All couples fight. From arguing over the kids, money, relatives, holidays and sex, it’s natural to have disagreements with your partner but if you’re doing it all the time, it can start to take its toll.

Enter registered conflict mediator, relationship coach and family therapist Hal Runkel who says that the key to a successful marriage isn’t the amount you argue but how you do it, the Daily Mail reports.

Arguing can be a healthy part of any relationship but Runkel suggests that in order to strengthen your marriage, not weaken it, you need to express yourself in a way that increases your love, not that pushes your partner away.

So, what is the best way to defuse a heated row? Say the word 'ouch'.

It might sound trivial but Runkel says that saying the word makes our more vulnerable and signals clearly that you don’t want to continue with the destructive spat.

He explains that during a fight we often lash out, using our partner’s weak spots – painful childhood moment and worst fears – as ammunition.

But, rather than retaliating with an equally cutting comment we should resists the impulse to scream back.

Instead, Runkel says that saying the word ‘ouch’ will make your partner more aware that they are in ‘attack’ mode, causing them to calm down.

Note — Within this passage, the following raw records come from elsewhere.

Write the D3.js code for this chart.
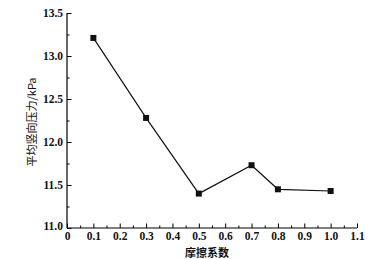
<!DOCTYPE html>
<html>
<head>
<meta charset="utf-8">
<script src="https://cdn.jsdelivr.net/npm/d3@7"></script>
<style>
  body { margin: 0; background: #fff; }
  svg { display: block; }
  .label { font-family: "Noto Sans CJK SC", sans-serif; font-size: 11px; fill: #111; }
</style>
</head>
<body>
<svg id="chart" width="380" height="259"></svg>
<script>
// friction coefficient vs mean vertical pressure
const friction = [0.1, 0.3, 0.5, 0.7, 0.8, 1.0];
const pressure = [13.21, 12.28, 11.40, 11.73, 11.45, 11.43];
const xTicks = [0, 0.1, 0.2, 0.3, 0.4, 0.5, 0.6, 0.7, 0.8, 0.9, 1.0, 1.1];
const yTicks = [11.0, 11.5, 12.0, 12.5, 13.0, 13.5];

let svg = d3.select("#chart");
let margin = { top: 13, right: 23, bottom: 31, left: 67 };
const w = 380 - margin.left - margin.right;
const h = 259 - margin.top - margin.bottom;
const serif = "'Liberation Serif', 'DejaVu Serif', serif";

const g = svg.append("g")
    .attr("transform", "translate(" + margin.left + "," + margin.top + ")");

const x = d3.scaleLinear().domain([0, 1.1]).range([0, w]);
const y = d3.scaleLinear().domain([11, 13.5]).range([h, 0]);

// minor ticks first (inward)
g.append("g")
    .attr("transform", "translate(0," + h + ")")
    .call(d3.axisBottom(x).tickValues(d3.range(0.05, 1.1, 0.1)).tickSize(-2.5).tickFormat(""))
    .call(a => a.select(".domain").remove());
g.append("g")
    .call(d3.axisLeft(y).tickValues(d3.range(11.25, 13.5, 0.5)).tickSize(-2.5).tickFormat(""))
    .call(a => a.select(".domain").remove());

// x axis
const xAxis = g.append("g")
    .attr("transform", "translate(0," + h + ")")
    .call(d3.axisBottom(x).tickValues(xTicks).tickSize(-4.5).tickPadding(4)
        .tickFormat(d => d === 0 ? "0" : d3.format(".1f")(d)));
xAxis.attr("font-family", serif).attr("font-size", 11.5).attr("font-weight", "bold");
xAxis.select(".domain").attr("d", "M0,0H" + w).attr("stroke-width", 1.2);
xAxis.selectAll(".tick text").attr("fill", "#111");

// y axis
const yAxis = g.append("g")
    .call(d3.axisLeft(y).tickValues(yTicks).tickSize(-4.5).tickPadding(4)
        .tickFormat(d3.format(".1f")));
yAxis.attr("font-family", serif).attr("font-size", 11.5).attr("font-weight", "bold");
yAxis.select(".domain").attr("d", "M0,0V" + h).attr("stroke-width", 1.2);
yAxis.selectAll(".tick text").attr("fill", "#111");
yAxis.selectAll(".tick").filter(d => d === 11).select("text").attr("dy", "0.1em");

const data = friction.map((f, i) => ({ f: f, p: pressure[i] }));

g.append("path")
    .datum(data)
    .attr("fill", "none")
    .attr("stroke", "#111")
    .attr("stroke-width", 1.2)
    .attr("d", d3.line().x(d => x(d.f)).y(d => y(d.p)));

g.selectAll(".pt").data(data)
    .enter()
    .append("rect")
    .attr("class", "pt")
    .attr("x", d => x(d.f) - 3)
    .attr("y", d => y(d.p) - 3)
    .attr("width", 6)
    .attr("height", 6)
    .attr("fill", "#111");

svg.append("text")
    .attr("class", "label")
    .attr("x", margin.left + w / 2 - 5)
    .attr("y", 257)
    .attr("text-anchor", "middle")
    .attr("font-weight", "bold")
    .text("摩擦系数");

svg.append("text")
    .attr("class", "label")
    .attr("transform", "translate(36,122) rotate(-90)")
    .attr("text-anchor", "middle")
    .text("平均竖向压力/kPa");
</script>
</body>
</html>
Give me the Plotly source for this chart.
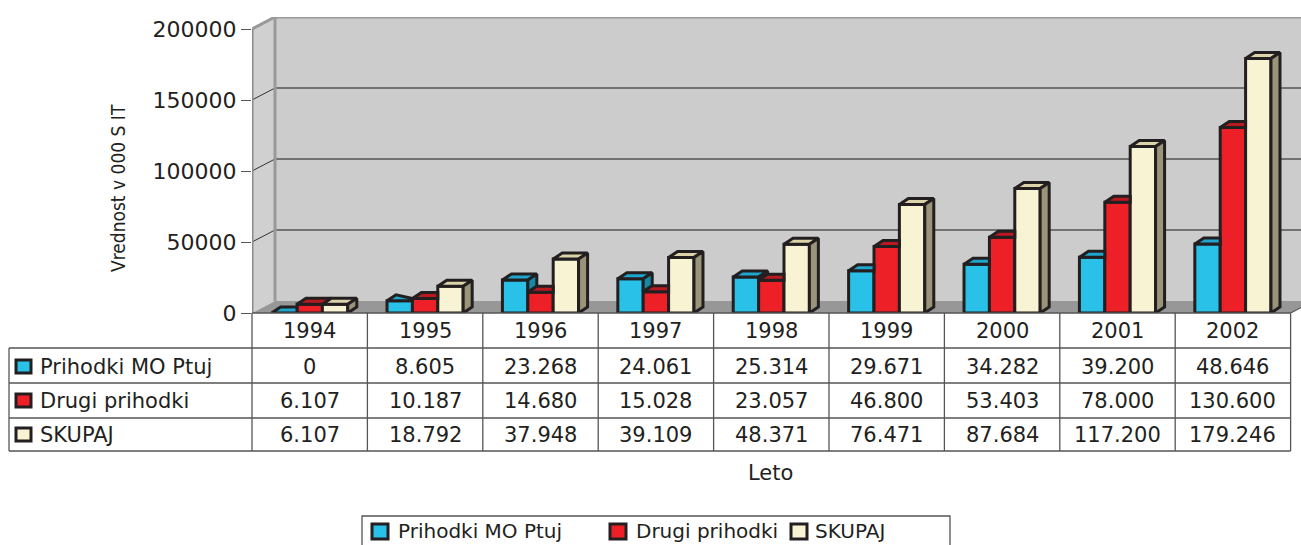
import plotly.graph_objects as go

# ---------------- data ----------------
years = ["1994", "1995", "1996", "1997", "1998", "1999", "2000", "2001", "2002"]
prihodki_mo_ptuj = [0, 8605, 23268, 24061, 25314, 29671, 34282, 39200, 48646]
drugi_prihodki = [6107, 10187, 14680, 15028, 23057, 46800, 53403, 78000, 130600]
skupaj = [6107, 18792, 37948, 39109, 48371, 76471, 87684, 117200, 179246]
series_names = ["Prihodki MO Ptuj", "Drugi prihodki", "SKUPAJ"]
y_ticks = [0, 50000, 100000, 150000, 200000]
x_title = "Leto"
y_title = "Vrednost v 000 S IT"

series_values = [prihodki_mo_ptuj, drugi_prihodki, skupaj]
front_colors = ["#29C1E8", "#ED2027", "#F8F3D3"]
top_colors = ["#1FA6CE", "#B81A20", "#DCD3A9"]
side_colors = ["#1589A8", "#961419", "#9A9478"]

# ---------------- geometry ----------------
OFF = 0                      # body margin removed by post_script
W, H = 1301 - OFF, 545 - OFF
PLOT_LEFT, PLOT_TOP, PLOT_BOTTOM = 252, 17, 313   # page pixels
L, T = PLOT_LEFT - OFF, PLOT_TOP - OFF
B = H - (PLOT_BOTTOM - OFF)
R = 0
PW, PH = W - L - R, H - T - B
COLW = 115.4
XMAX = PW / COLW
YPX = 284 / 200000.0
YMAX = PH / YPX
DX, DY = 23 / COLW, 12 / YPX          # wall depth
BDX, BDY = 9 / COLW, 6 / YPX          # bar depth
BW = 0.22
FONT = "DejaVu Sans"
TXT = "#231F20"
LINE = "#555555"
OUT = "#231F20"

def xp(x):  # data x -> paper
    return x / XMAX

def pxp(px):  # page pixel x -> paper
    return (px - PLOT_LEFT) / PW

def pyp(py):  # page pixel y -> paper
    return (PLOT_BOTTOM - py) / PH

fig = go.Figure()

# front faces as bars
for s, (name, vals) in enumerate(zip(series_names, series_values)):
    fig.add_trace(go.Bar(
        x=[i + 0.5 for i in range(len(years))], y=vals, name=name,
        width=BW, offset=-1.5 * BW + s * BW,
        marker=dict(color=front_colors[s], line=dict(color=OUT, width=3)),
        showlegend=False, hoverinfo="skip"))

# 3D top and side faces (derived from the same values)
for s, vals in enumerate(series_values):
    tx, ty, sx, sy = [], [], [], []
    for i, h in enumerate(vals):
        x0 = i + 0.5 - 1.5 * BW + s * BW
        x1 = x0 + BW
        hn = series_values[s + 1][i] if s < 2 else None
        if hn is not None and hn > h:
            top = [(x0, h), (x1, h), (x1, min(hn, h + BDY)), (x0 + BDX, h + BDY), (x0, h)]
        else:
            top = [(x0, h), (x1, h), (x1 + BDX, h + BDY), (x0 + BDX, h + BDY), (x0, h)]
        for a, b in top:
            tx.append(a); ty.append(b)
        tx.append(None); ty.append(None)
        if hn is None:
            side = [(x1, 0), (x1, h), (x1 + BDX, h + BDY), (x1 + BDX, BDY), (x1, 0)]
        elif h > hn:
            side = [(x1, hn), (x1, h), (x1 + BDX, h + BDY), (x1 + BDX, hn + BDY), (x1, hn)]
        else:
            side = []
        for a, b in side:
            sx.append(a); sy.append(b)
        if side:
            sx.append(None); sy.append(None)
    fig.add_trace(go.Scatter(x=tx, y=ty, mode="lines", fill="toself",
                             fillcolor=top_colors[s], line=dict(color=OUT, width=3),
                             showlegend=False, hoverinfo="skip"))
    if sx:
        fig.add_trace(go.Scatter(x=sx, y=sy, mode="lines", fill="toself",
                                 fillcolor=side_colors[s], line=dict(color=OUT, width=3),
                                 showlegend=False, hoverinfo="skip"))

shapes = []
# back wall
shapes.append(dict(type="rect", xref="x", yref="y", x0=DX, x1=XMAX + 1, y0=DY, y1=200000 + DY,
                   fillcolor="#CCCCCC", line=dict(width=0), layer="below"))
# left wall
shapes.append(dict(type="path", xref="x", yref="y",
                   path=f"M0,0 L0,200000 L{DX},{200000 + DY} L{DX},{DY} Z",
                   fillcolor="#D0D0D0", line=dict(width=0), layer="below"))
# floor
shapes.append(dict(type="path", xref="x", yref="y",
                   path=f"M0,0 L9,0 L{9 + DX},{DY} L{DX},{DY} Z",
                   fillcolor="#979797", line=dict(width=0), layer="below"))
# gridlines and diagonal ticks
for v in y_ticks[1:-1]:
    shapes.append(dict(type="line", xref="x", yref="y", x0=DX, x1=XMAX + 1, y0=v + DY, y1=v + DY,
                       line=dict(color="#555555", width=1.5), layer="below"))
    shapes.append(dict(type="line", xref="x", yref="y", x0=0, x1=DX, y0=v, y1=v + DY,
                       line=dict(color="#333333", width=1), layer="below"))
# wall edges
shapes.append(dict(type="line", xref="x", yref="y", x0=DX, x1=XMAX + 1, y0=200000 + DY, y1=200000 + DY,
                   line=dict(color="#999999", width=3), layer="below"))
shapes.append(dict(type="line", xref="x", yref="y", x0=0, x1=DX, y0=200000, y1=200000 + DY,
                   line=dict(color="#999999", width=3), layer="below"))
shapes.append(dict(type="line", xref="x", yref="y", x0=DX, x1=DX, y0=DY, y1=200000 + DY,
                   line=dict(color="#999999", width=3), layer="below"))
shapes.append(dict(type="line", xref="x", yref="y", x0=0, x1=0, y0=0, y1=200000,
                   line=dict(color="#8A8A8A", width=3), layer="below"))
shapes.append(dict(type="line", xref="x", yref="y", x0=9, x1=9 + DX, y0=0, y1=DY,
                   line=dict(color=LINE, width=1.2), layer="below"))

# data table lines
shapes.append(dict(type="line", xref="paper", yref="paper", x0=0, x1=xp(9), y0=pyp(313), y1=pyp(313),
                   line=dict(color=LINE, width=1.3)))
for py in [348, 383, 418, 451]:
    shapes.append(dict(type="line", xref="paper", yref="paper", x0=pxp(9), x1=xp(9),
                       y0=pyp(py), y1=pyp(py), line=dict(color=LINE, width=1.3)))
for i in range(len(years) + 1):
    shapes.append(dict(type="line", xref="paper", yref="paper", x0=xp(i), x1=xp(i),
                       y0=pyp(313), y1=pyp(451), line=dict(color=LINE, width=1.3)))
shapes.append(dict(type="line", xref="paper", yref="paper", x0=pxp(9), x1=pxp(9),
                   y0=pyp(348), y1=pyp(451), line=dict(color=LINE, width=1.3)))

annotations = []
def fmt(v):
    return f"{v:,}".replace(",", ".")

TS = 21
for i, yr in enumerate(years):
    annotations.append(dict(x=xp(i + 0.5), y=pyp(331), xref="paper", yref="paper", text=yr,
                            showarrow=False, xanchor="center", yanchor="middle",
                            font=dict(family=FONT, size=TS, color=TXT)))
row_y = [367, 401, 435]
for s, vals in enumerate(series_values):
    for i, v in enumerate(vals):
        annotations.append(dict(x=xp(i + 0.5), y=pyp(row_y[s]), xref="paper", yref="paper",
                                text=fmt(v), showarrow=False, xanchor="center", yanchor="middle",
                                font=dict(family=FONT, size=TS, color=TXT)))
    # row label swatch + text
    shapes.append(dict(type="rect", xref="paper", yref="paper", x0=pxp(16), x1=pxp(31),
                       y0=pyp(row_y[s] + 6), y1=pyp(row_y[s] - 7),
                       fillcolor=front_colors[s], line=dict(color=OUT, width=3)))
    annotations.append(dict(x=pxp(38), y=pyp(row_y[s]), xref="paper", yref="paper",
                            text=series_names[s], showarrow=False, xanchor="left", yanchor="middle",
                            font=dict(family=FONT, size=TS, color=TXT)))

annotations.append(dict(x=pxp(770), y=pyp(473), xref="paper", yref="paper", text=x_title,
                        showarrow=False, xanchor="center", yanchor="middle",
                        font=dict(family=FONT, size=TS, color=TXT)))
annotations.append(dict(x=pxp(118), y=pyp(188), xref="paper", yref="paper", text=y_title,
                        showarrow=False, xanchor="center", yanchor="middle", textangle=-90,
                        font=dict(family="DejaVu Sans Condensed, Liberation Sans, sans-serif",
                                  size=19, color=TXT)))

# bottom legend box
shapes.append(dict(type="rect", xref="paper", yref="paper", x0=pxp(362), x1=pxp(950),
                   y0=pyp(560), y1=pyp(516), line=dict(color=LINE, width=1.3)))
leg_sw = [372, 610, 791]
leg_tx = [396, 634, 813]
for s in range(3):
    shapes.append(dict(type="rect", xref="paper", yref="paper", x0=pxp(leg_sw[s]), x1=pxp(leg_sw[s] + 16),
                       y0=pyp(539), y1=pyp(524),
                       fillcolor=front_colors[s], line=dict(color=OUT, width=3)))
    annotations.append(dict(x=pxp(leg_tx[s]), y=pyp(531), xref="paper", yref="paper",
                            text=series_names[s], showarrow=False, xanchor="left", yanchor="middle",
                            font=dict(family=FONT, size=20, color=TXT)))

fig.update_layout(
    width=W, height=H, margin=dict(l=L, r=R, t=T, b=B),
    paper_bgcolor="white", plot_bgcolor="white",
    barmode="overlay", showlegend=False,
    shapes=shapes, annotations=annotations,
    xaxis=dict(range=[0, XMAX], showgrid=False, zeroline=False, showticklabels=False,
               showline=False, ticks=""),
    yaxis=dict(range=[0, YMAX], tickvals=y_ticks, ticktext=[str(v) for v in y_ticks],
               showgrid=False, zeroline=False, showline=False, ticks="outside", ticklen=10,
               tickcolor="#555555", tickwidth=1.2,
               tickfont=dict(family=FONT, size=22, color=TXT)),
)

fig.write_html("out.html", config={"displayModeBar": False},
               post_script="document.body.style.margin='0';document.body.style.overflow='hidden';")
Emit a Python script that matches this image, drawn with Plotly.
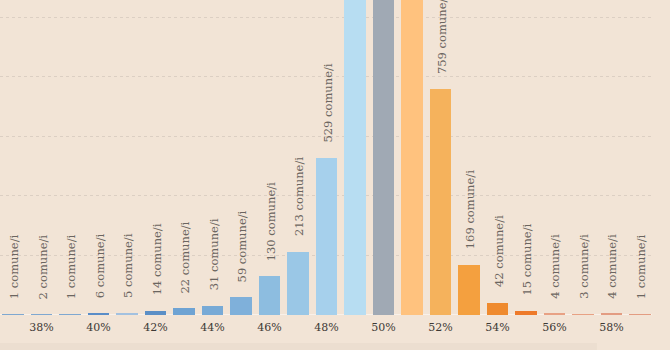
import plotly.graph_objects as go

# Percent buckets (x) and number of comuni per bucket
pct = [37, 38, 39, 40, 41, 42, 43, 44, 45, 46, 47, 48, 49, 50, 51, 52, 53, 54, 55, 56, 57, 58, 59]
comuni = [1, 2, 1, 6, 5, 14, 22, 31, 59, 130, 213, 529, 1600, 2300, 1700, 759, 169, 42, 15, 4, 3, 4, 1]
bar_colors = ["#7FA8D1", "#7FA8D1", "#7FA8D1", "#5A8DC8", "#A3C1E0", "#5B8FC6", "#6FA3D3", "#78AAD6",
              "#7FB0DA", "#8DBDE0", "#9AC7E6", "#A6D0EC", "#B7DDF2", "#A0A9B4", "#FFC27E", "#F5B25C",
              "#F4A03F", "#EF8A2E", "#EE7A2A", "#E8A184", "#E8A184", "#E39C82", "#E39C82"]
tick_vals = [38, 40, 42, 44, 46, 48, 50, 52, 54, 56, 58]
tick_text = ["38%", "40%", "42%", "44%", "46%", "48%", "50%", "52%", "54%", "56%", "58%"]

BG = "#F2E4D6"
Y_MAX = 1058

fig = go.Figure()
fig.add_trace(go.Bar(
    x=pct, y=comuni, width=0.75,
    marker=dict(color=bar_colors, line=dict(width=0)),
    hoverinfo="skip",
))

for x, v in zip(pct, comuni):
    if v < Y_MAX:
        fig.add_annotation(
            x=x, y=v, xref="x", yref="y",
            text=f"{v} comune/i", showarrow=False, textangle=-90,
            xanchor="center", yanchor="bottom", yshift=13, xshift=1,
            font=dict(family="DejaVu Serif", size=11.5, color="#6B6560"),
        )

# baseline
fig.add_shape(type="line", xref="paper", yref="y", x0=0, x1=1, y0=0, y1=0,
              line=dict(color="#FBF6F0", width=1.5), layer="below")
# bottom shadow strip
fig.add_shape(type="rect", xref="paper", yref="paper", x0=0, x1=0.9156, y0=-0.111, y1=-0.089,
              fillcolor="#ECDED0", line=dict(width=0), layer="below")

fig.update_layout(
    width=670, height=350,
    margin=dict(l=0, r=18, t=0, b=35),
    paper_bgcolor=BG, plot_bgcolor=BG,
    showlegend=False,
    bargap=0,
    xaxis=dict(range=[36.544, 59.42], tickvals=tick_vals, ticktext=tick_text,
               showgrid=False, zeroline=False, showline=False, ticks="",
               ticklabelstandoff=4,
               tickfont=dict(family="DejaVu Serif", size=11, color="#3E3935")),
    yaxis=dict(range=[0, Y_MAX], tickvals=[200, 400, 600, 800, 1000], showticklabels=False,
               showgrid=True, gridcolor="#DCCFC3", griddash="dot", gridwidth=1,
               zeroline=False, showline=False),
)

fig.write_html("out.html")
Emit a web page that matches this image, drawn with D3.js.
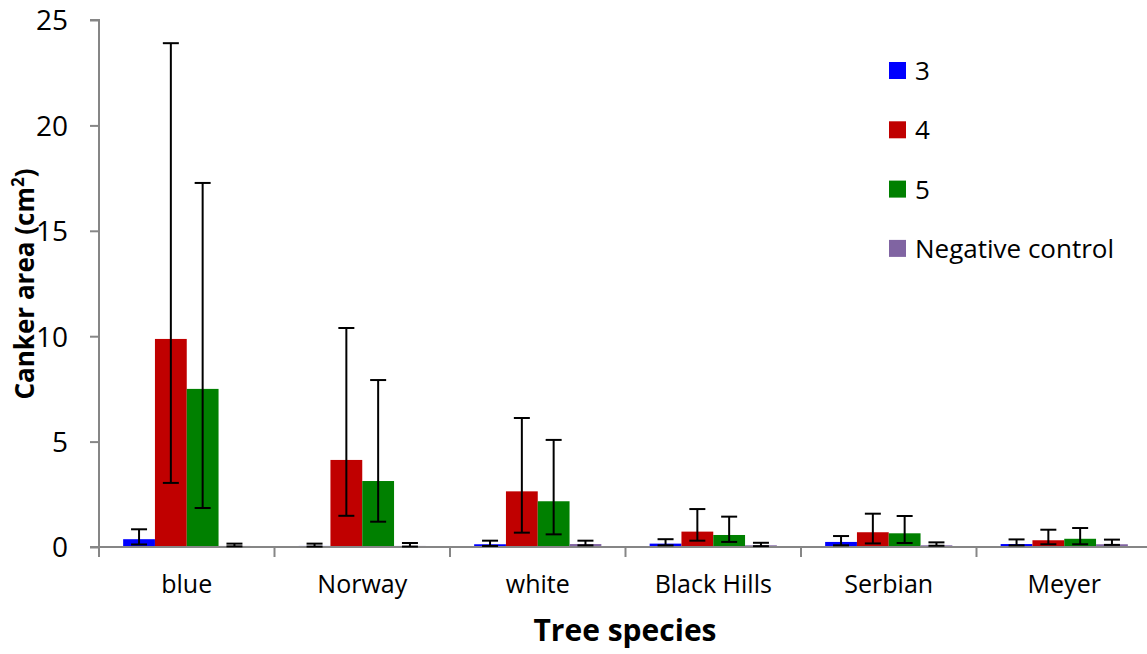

In addition, he also suggests avoiding using the word ‘never’ during a dispute as accusing someone of ‘never’ doing something doesn’t give them motivation to change and can be “powerfully toxic.”

It’s also important, he says, to be honest but not brutally honest and to not play the victim.

Whining can be viewed as a way of making your partner change by pitying you but this isn’t constructive to your relationship.

Instead, Runkel says it’s important for your spouse to make his or her own decisions and that if there’s a topic you’re sensitive about it’s typically your responsibility to work on.